Riffing off that Sady post from a while ago, yeah, you really get an appreciation of fiction when you try to write it. When I...

Riffing off that Sady post from a while ago, yeah, you really get an appreciation of fiction when you try to write it. When I was in LA I was trying to be a TV screenwriter. Wrote some amazing stuff, but didn’t work because I don’t have connections to get anyone to read my stuff and had too much contempt for the people I’d have to schmooze to make them.

Anyway writing spec scripts really gets you a feel for the medium in general, and your selected show in particular. I ended up doing a Veronica Mars (amazing, available on request), and a pilot (ditto) but before that I started a Firefly. I abandoned it halfway through because it was really too  out of date, but one of the things I realized that’s a real problem with the show is that given that so many episodes are about the gang getting together for some heist, it’s damn-near impossible to work up an explanation for why and how Inara would join in.

You realize the actual staff - which is to say, people on the Minear, Espenson, Whedon level - couldn’t really figure this out either. In Jaynestown she kind of got a side mission that looped in at the end, but most of the episodes she’s kind of given an excuse to stay away. The only episodes where Inara had an organic part of the mechanical plot were the Saffron episodes, because Saffron was goatee-universe Inara, but there’s limits to that. (Remember how Vampire Willow episodes of Buffy were amazing, but the actual Willow Goes Evil plotline of the pentultimate season was such a mess?)

That’s a shame because for how hard she is for the mechanical plot, she’s got great potential for push/pull dynamics with each character to power the equally important emotional arc:

Mal (basic love/hate)

Simon (shared appreciation/longing for the finer things in life in the harsh emptiness of frontier space, bonding over their identity as professionals, resentment that he takes his professional status from the settled straight world as equivalent to her status from the demimonde they now inhabit)

Kaylee (shared appreciation of an unapologetic girlishness that can cut both lacy and innocent or leathery and promiscuous, conflict over the fact that their skill sets are so far apart that if they’re ever under pressure together one’s always acting the ignorant amateur to the other’s polished master)

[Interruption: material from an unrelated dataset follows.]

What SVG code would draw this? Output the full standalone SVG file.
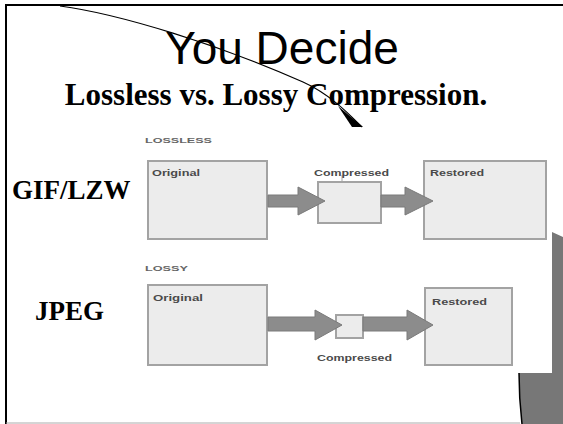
<svg xmlns="http://www.w3.org/2000/svg" width="563" height="424" viewBox="0 0 563 424">
<style>
.box{fill:#ececec;stroke:#a3a3a3;stroke-width:2}
.lbl{font-family:"Liberation Sans",Arial,sans-serif;font-size:9px;font-weight:bold;fill:#4a4a4a}
.sec{font-family:"Liberation Sans",Arial,sans-serif;font-size:8px;font-weight:bold;fill:#666}
.arrow{fill:#8c8c8c;stroke:#7a7a7a;stroke-width:1}
.side{font-family:"Liberation Serif","Times New Roman",serif;font-weight:bold;font-size:27px;fill:#000}
</style>
<rect x="0" y="0" width="563" height="424" fill="#fff"/>
<g id="frame">
<line x1="5" y1="5" x2="563" y2="5" stroke="#000" stroke-width="2"/>
<line x1="6" y1="4" x2="6" y2="424" stroke="#000" stroke-width="2"/>
<line x1="6" y1="423" x2="520" y2="423" stroke="#aaa" stroke-width="1"/>
<path d="M552,232 L563,237 L563,424 L522,424 Q519,395 519,373 L552,373 Z" fill="#777"/>
<path d="M519,373 Q519,398 522,424" fill="none" stroke="#000" stroke-width="1.5"/>
<path d="M60,6 C120,14 220,45 303,82 C330,94 350,115 362,127" fill="none" stroke="#000" stroke-width="1.2"/>
<path d="M338,106 L363,127 L352,127 Z" fill="#000"/>
</g>
<g id="titles">
<text x="282" y="64" text-anchor="middle" font-family="Liberation Sans, Arial, sans-serif" font-size="46">You Decide</text>
<text x="276" y="105" text-anchor="middle" font-family="Liberation Serif, Times New Roman, serif" font-weight="bold" font-size="31">Lossless vs. Lossy Compression.</text>
<text class="side" x="12" y="199">GIF/LZW</text>
<text class="side" x="35" y="320">JPEG</text>
<text class="sec" x="145" y="143" textLength="67" lengthAdjust="spacingAndGlyphs">LOSSLESS</text>
<text class="sec" x="145" y="271" textLength="43" lengthAdjust="spacingAndGlyphs">LOSSY</text>
</g>
<g id="lossless-original">
<rect class="box" x="148" y="161" width="119" height="78"/>
<text class="lbl" x="152" y="176" textLength="48" lengthAdjust="spacingAndGlyphs">Original</text>
</g>
<g id="lossless-compressed">
<rect class="box" x="318" y="182" width="63" height="41"/>
<line x1="342" y1="175" x2="342" y2="182" stroke="#a3a3a3" stroke-width="1"/>
<text class="lbl" x="314" y="176" textLength="75" lengthAdjust="spacingAndGlyphs">Compressed</text>
</g>
<g id="lossless-restored">
<rect class="box" x="424" y="161" width="122" height="78"/>
<text class="lbl" x="430" y="176" textLength="54" lengthAdjust="spacingAndGlyphs">Restored</text>
</g>
<g id="lossy-original">
<rect class="box" x="148" y="285" width="119" height="80"/>
<text class="lbl" x="153" y="301" textLength="50" lengthAdjust="spacingAndGlyphs">Original</text>
</g>
<g id="lossy-compressed">
<rect class="box" x="336" y="315" width="27" height="23"/>
<text class="lbl" x="317" y="361" textLength="75" lengthAdjust="spacingAndGlyphs">Compressed</text>
</g>
<g id="lossy-restored">
<rect class="box" x="425" y="288" width="87" height="77"/>
<text class="lbl" x="432" y="305" textLength="55" lengthAdjust="spacingAndGlyphs">Restored</text>
</g>
<g id="connectors">
<polygon class="arrow" points="268,195 298,195 298,187 325,201 298,215 298,207 268,207"/>
<polygon class="arrow" points="381,195 405,195 405,187 433,201 405,215 405,207 381,207"/>
<polygon class="arrow" points="268,317 315,317 315,310 342,325 315,340 315,331 268,331"/>
<polygon class="arrow" points="363,317 407,317 407,310 433,325 407,340 407,331 363,331"/>
</g>
</svg>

River (motherliness towards someone who’s earned her respect but still exhibits vulnerable neediness, especially on the grounds of a ‘still waters run deep’ weaponized femininity; wary that she can’t even conceive River’s interiority well enough to manipulate her at all)

Jayne (the same direct brutishness/elegant intrigue contrast that makes for great personality conflict also makes them a pretty balanced team in pursuit of a goal, plus the Whedonian play against TV convention with the complete impossibility of romantic subtext given that Inara would never and Jayne doesn’t do subtext)

Shepherd (the shared experience of secret-keeping vs. the fact that Shepherd intentionally presents to avoid his mystique while Inara presents to enhance hers)

Zoe (envious of her easy and uncomplicated relationship with Mal/cautious that it relies on the exact kind of unquestioning deference she avoids; cautious about her role as the crew’s female icon of settled monogamy/envious that it’s the exact model of egalitarian relationship she wants.)

Wash (Actually, I don’t know how you’d write an Inara/Wash plot. Wait no, I got it. She’d depend on him for something and he’d fuck it up in a dumb way and try to joke her temper down and she’d call him on his bullshit then be catty about him to the rest of the crew. Then he’d pull a totally amazing save and she’d look like the jerk. She’d do fish-out-of-water dealing with being the least liked person around, and appreciate the way that he’s really the one holding the crew in balance, performing the same kind of emotional labor she does.)